In a statement released in Accra, he said that had been a common practice among most resource-rich nations – pursuing dual investment strategies regarding natural resource revenue.
These are “spend as you go” (SAYG) and delinked investment.
"In the Chamber’s view, the government appears to be pursuing a conflation of the two models in order to bridge the estimated US$30 billion infrastructural gap in the country with the US$2 billion barter agreement with SinoHydro Group Limited of China for Ghana’s refined bauxite.”
He said that was commendable for a natural resource-endowed country.
The Chamber, however, he said was seeing a tilt towards “SAYG” and admonished the government to be mindful of the impact of aluminium price volatility on any infrastructure spending that was frontloaded.
“We suggest that through broader and objective consultation with stakeholders, the country can structure a more beneficial management of the natural resources via: Concession; Construction; and Off-takers’ (CCOs) rights arrangement.”
The statement said the barter arrangement, as mentioned in the mid-year budget review, known in international financing circles as Resource for Infrastructure (RfI), was introduced into Africa by the Britain, France, and The Netherlands in the late 1990s as a resource collateral arrangement in a more mutual fashion and was later taken on by China with conditions more favourable to them.
The Chamber therefore wanted a broader stakeholder consultation on the barter agreement that would place the country in a position to prevent the situation of a greater portion of the liquidity exiting back to China.
“The barter arrangement will likely result in infrastructure capital equivalent to roughly four per cent of Ghana’s Gross Domestic Product (GDP) and in this regard, concerted efforts are required to address liquidity cycle and spill-over, and the liquidity dynamics of this inflow and its ability to trigger non-natural resource-based capital growth.”

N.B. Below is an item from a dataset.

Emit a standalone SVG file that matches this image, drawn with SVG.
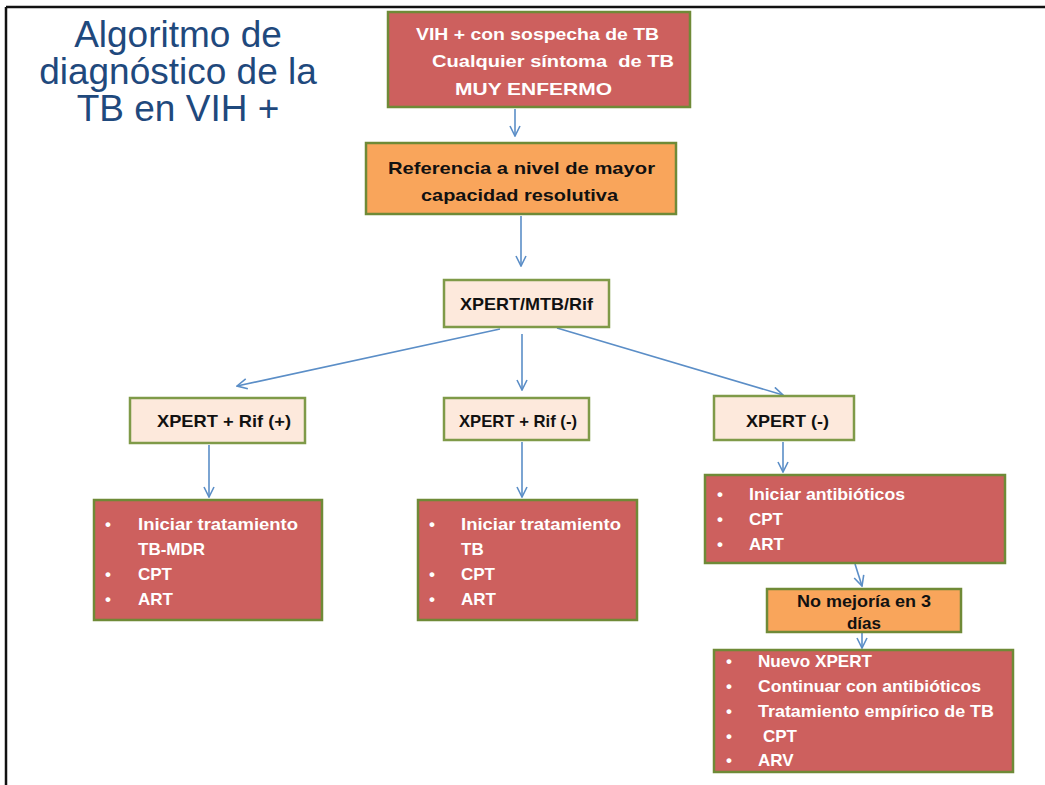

“This entails strategic management of the fiscal mirrors with aluminium pricing; infrastructure, industry and project planning; procurement planning to improve procurement practices and processes; improvement in education to address labour and skills’ gaps; and improving the legal regime for off-taker purchasing agreements.”
The statement noted that the RfI model of financing had been pursued by China in Africa since 2004 with several beneficiary countries, including Angola (US$4.5bn, Oil), Sudan (US$1.3bn, Oil), Nigeria a (US$12bn, Oil), DRC (US$9bn, Cobalt, Diamond, Copper), Gabon (US$3bn, Iron Ore), Zimbabwe (US$700m), Tanzania (US$400m), Mozambique (US$300m), and Ghana (US$3bn, Oil), which was later truncated.
The Chamber said these deals were seen as too favourable for China, and that led several of these countries to complain, causing an abrupt suspension of the model in 2012. The Chamber said reasons for the complaints included pushy disagreements, traditional donor pressure, poor or non-existent regulatory framework, and poor sourcing relations.
“The impact of the RfI approach has also not been very encouraging for these economies in terms of real economic impact, non-resource capital increase and other investment spill-over.”
The Chamber therefore called for government to ensure that the appropriate due diligence was made to ensure that the barter process, now and in the future, created more non-resource capital upsurge via proper local content management and skills update.